Samuel tiene 11 años y es uno de los que duermen en la escuela del paraje El Rosillo. Los alumnos comparten el mismo cuarto que los maestros. Los nenes, con Alberto; las nenas, con Lidia. "El maestro ronca", dice Samuel con la aprobación de Juan (8), su compañerito, y ante tal confesión se anima a ir en busca de dos fundas para almohadones que él tejió al crochet. Admirable. "Les enseña la mamá de un alumno -cuenta Lidia, que en diciembre se jubilará-. Nuestra intención es integrar a los padres con la escuela, que sientan que éste es un lugar que les pertenece."
El agua hierve una y otra vez en la gran olla que Gladys llena con verduras recién cortadas de la huerta. "El agua tiene arsénico -dice Gladys-. Van a venir del Instituto Nacional de Tecnología Industrial (INTI) a explicarnos cómo limpiarla."

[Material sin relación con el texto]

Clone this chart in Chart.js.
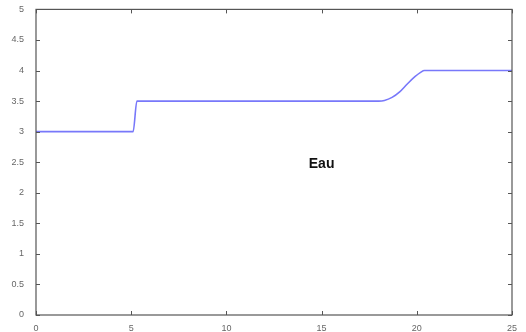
<!DOCTYPE html>
<html>
<head>
<meta charset="utf-8">
<script src="https://cdn.jsdelivr.net/npm/chart.js@4"></script>
<style>
  html, body { margin: 0; padding: 0; background: #fff; }
  #wrap { width: 526px; height: 332px; position: relative; }
</style>
</head>
<body>
<div id="wrap"><canvas id="c" width="526" height="332"></canvas></div>
<script>
// Time axis samples and the water level trace
const timeValues  = [0, 5.1, 5.3, 18.0, 18.3, 18.7, 19.1, 19.5, 19.9, 20.2, 20.4, 25];
const levelValues = [3, 3.0, 3.5, 3.5,  3.51, 3.56, 3.65, 3.78, 3.9,  3.97, 4.0,  4];
const xTicks = [0, 5, 10, 15, 20, 25];
const yTicks = [0, 0.5, 1, 1.5, 2, 2.5, 3, 3.5, 4, 4.5, 5];
const seriesLabel = 'Eau';

const points = timeValues.map((t, i) => ({ x: t, y: levelValues[i] }));

// Boxed frame with inward tick marks on all four sides, plus the in-plot label
const frame = {
  id: 'frame',
  afterDraw(chart) {
    const { ctx, chartArea: a, scales: { x, y } } = chart;
    ctx.save();
    ctx.strokeStyle = '#555';
    ctx.lineWidth = 1.2;
    ctx.strokeRect(a.left, a.top, a.right - a.left, a.bottom - a.top);
    ctx.lineWidth = 1;
    const L = 4;
    xTicks.forEach(v => {
      const px = Math.round(x.getPixelForValue(v)) + 0.5;
      ctx.beginPath();
      ctx.moveTo(px, a.bottom); ctx.lineTo(px, a.bottom - L);
      ctx.moveTo(px, a.top); ctx.lineTo(px, a.top + L);
      ctx.stroke();
    });
    yTicks.forEach(v => {
      const py = Math.round(y.getPixelForValue(v)) + 0.5;
      ctx.beginPath();
      ctx.moveTo(a.left, py); ctx.lineTo(a.left + L, py);
      ctx.moveTo(a.right, py); ctx.lineTo(a.right - L, py);
      ctx.stroke();
    });
    ctx.fillStyle = '#111';
    ctx.font = 'bold 14px "Liberation Sans", Arial, sans-serif';
    ctx.textAlign = 'center';
    ctx.textBaseline = 'middle';
    ctx.fillText(seriesLabel, x.getPixelForValue(15), y.getPixelForValue(2.47));
    ctx.restore();
  }
};

const fmt = v => String(Number(v));

new Chart(document.getElementById('c'), {
  type: 'line',
  data: {
    datasets: [{
      label: seriesLabel,
      data: points,
      borderColor: '#7878fa',
      borderWidth: 1.6,
      pointRadius: 0,
      cubicInterpolationMode: 'monotone',
      fill: false
    }]
  },
  options: {
    responsive: false,
    animation: false,
    layout: { padding: { top: 5, right: 14, left: 0, bottom: 0 } },
    plugins: { legend: { display: false }, tooltip: { enabled: false } },
    scales: {
      x: {
        type: 'linear',
        min: 0, max: 25,
        afterBuildTicks: s => { s.ticks = xTicks.map(v => ({ value: v })); },
        afterFit: s => { s.height = 17; },
        grid: { display: false },
        border: { display: false },
        ticks: {
          color: '#666',
          font: { family: '"Liberation Sans", Arial, sans-serif', size: 9 },
          padding: 0,
          maxRotation: 0,
          autoSkip: false,
          callback: fmt
        }
      },
      y: {
        min: 0, max: 5,
        afterBuildTicks: s => { s.ticks = yTicks.map(v => ({ value: v })); },
        afterFit: s => { s.width = 36; },
        grid: { display: false },
        border: { display: false },
        ticks: {
          color: '#666',
          font: { family: '"Liberation Sans", Arial, sans-serif', size: 9 },
          padding: 4,
          autoSkip: false,
          callback: fmt
        }
      }
    }
  },
  plugins: [frame]
});
</script>
</body>
</html>
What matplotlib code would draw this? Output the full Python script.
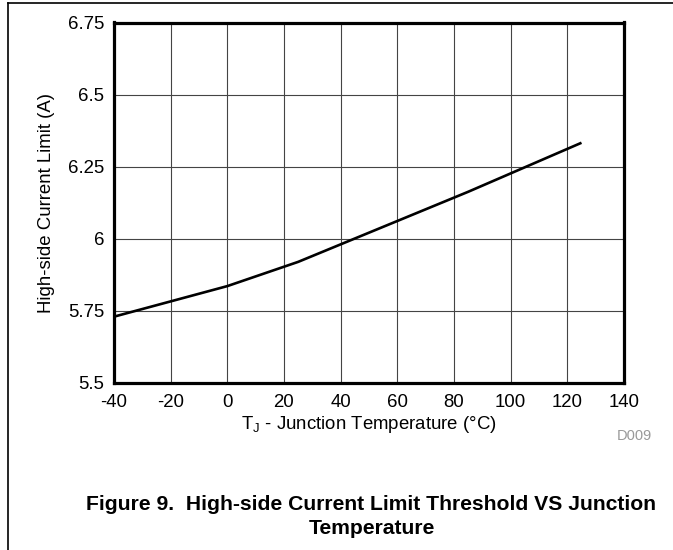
import matplotlib
matplotlib.use("Agg")
import matplotlib.pyplot as plt
from matplotlib.lines import Line2D

plt.rcParams['font.family'] = ['Liberation Sans', 'DejaVu Sans']
plt.rcParams['axes.unicode_minus'] = False

# Data
temp = [-40, 0, 25, 85, 125]
ilim = [5.73, 5.836, 5.92, 6.163, 6.333]
xticks = [-40, -20, 0, 20, 40, 60, 80, 100, 120, 140]
yticks = [5.5, 5.75, 6.0, 6.25, 6.5, 6.75]
ytick_labels = ["5.5", "5.75", "6", "6.25", "6.5", "6.75"]

W, H = 673, 550
fig = plt.figure(figsize=(W/100, H/100), dpi=100)
ax = fig.add_axes([114/W, 1-383/H, 510/W, 360.5/H])

ax.plot(temp, ilim, color='black', linewidth=1.9, solid_capstyle='butt', zorder=3)

ax.set_xlim(-40, 140)
ax.set_ylim(5.5, 6.75)
ax.set_xticks(xticks)
ax.set_yticks(yticks)
ax.set_yticklabels(ytick_labels)
ax.tick_params(length=0, labelsize=13.4)
ax.tick_params(axis='x', pad=8)
ax.tick_params(axis='y', pad=7)
ax.grid(True, color='#444444', linewidth=0.8)
ax.set_axisbelow(True)
for s in ax.spines.values():
    s.set_linewidth(2.3)

ax.set_xlabel(r"T$_\mathregular{J}$ - Junction Temperature (°C)", fontsize=13.4, labelpad=2)
ax.set_ylabel("High-side Current Limit (A)", fontsize=13.4, labelpad=9)

fig.text(652/W, 1-436/H, "D009", ha='right', va='center', fontsize=10.5, color='#999999')

fig.text(371.5/W, 1-505/H, "Figure 9.  High-side Current Limit Threshold VS Junction",
         ha='center', va='center', fontsize=15.2, fontweight='bold')
fig.text(371.5/W, 1-528/H, "Temperature", ha='center', va='center',
         fontsize=15.2, fontweight='bold')

# page frame lines
fig.add_artist(Line2D([8/W, 1], [1-3/H, 1-3/H], color='black', linewidth=1.2))
fig.add_artist(Line2D([8/W, 8/W], [0, 1-3/H], color='black', linewidth=1.2))

fig.savefig("out.png", dpi=100)
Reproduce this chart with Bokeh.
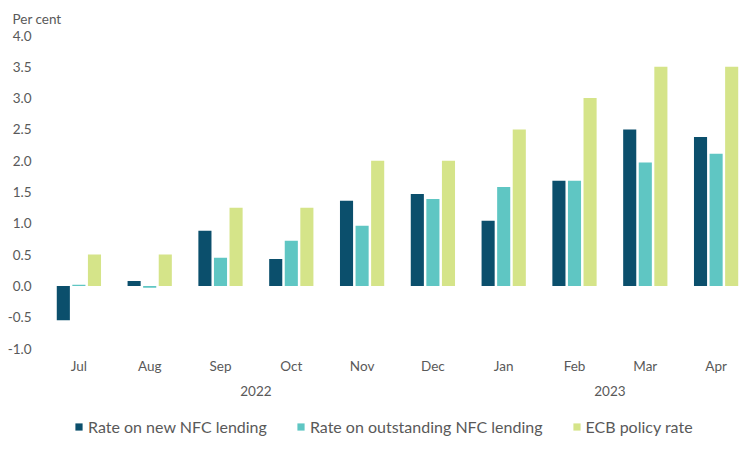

El sonido ambiente, ese que tiene a los pavos como protagonistas absolutos con sus eternas peleas, es interrumpido por las voces de chicos y chicas que van corriendo hasta la canchita de fútbol. La pelota ya está en el campo de juego y acá no importa el sexo, todos corren en busca de la gloria en los 20, 30 minutos que dura el recreo.
Antonella (12) está sentada como espectadora. Le gusta jugar, pero hoy no tuvo ganas. Todos los días por la mañana la acompaña en bicicleta su mamá. Sueña con ser maestra y trabajar en una escuela como ésta. Está en quinto grado y sabe que en poco tiempo se trasladará con su mamá a Taco Pozo para cursar el séptimo grado y más tarde, el secundario. "Uno de los grandes déficits de la escuela rural es el de no poder asegurar la continuidad del estudio en el secundario -reflexiona Wilfredo-, la mayoría de los chicos se queda sólo con el séptimo grado. Intento concientizar a sus padres de la importancia, pero más allá de las ganas, se necesita tejer una red."
Por lo general, los chicos son introvertidos. Mauro reconoce: "Hoy la comunicación sigue siendo uno de los mayores desafíos; les cuesta muchísimo adaptarse a otros lugares". A la hora de tejer redes, Lidia cuenta que en Taco Pozo familiares de distintos maestros suelen recibir a alumnos para que puedan iniciar el séptimo grado y luego seguir. "Es una gran apuesta", se sincera Wilfredo.
El almuerzo ya está listo. Es hora de compartir la mesa. A las 12.30, los chicos que sólo concurren a clase están listos para marcharse. El otro grupo, sólo se quita el guardapolvo y vuelve al patio del colegio para jugar unos minutos, porque a las 13 comienza la radionovela que tiene al monte en jaque: Nazario Pereyra, el salvaje. Alrededor de la radio portátil, y como detenidos en el tiempo, nos dejamos seducir por este héroe que lucha por conseguir el amor de su amada y conocer su pasado.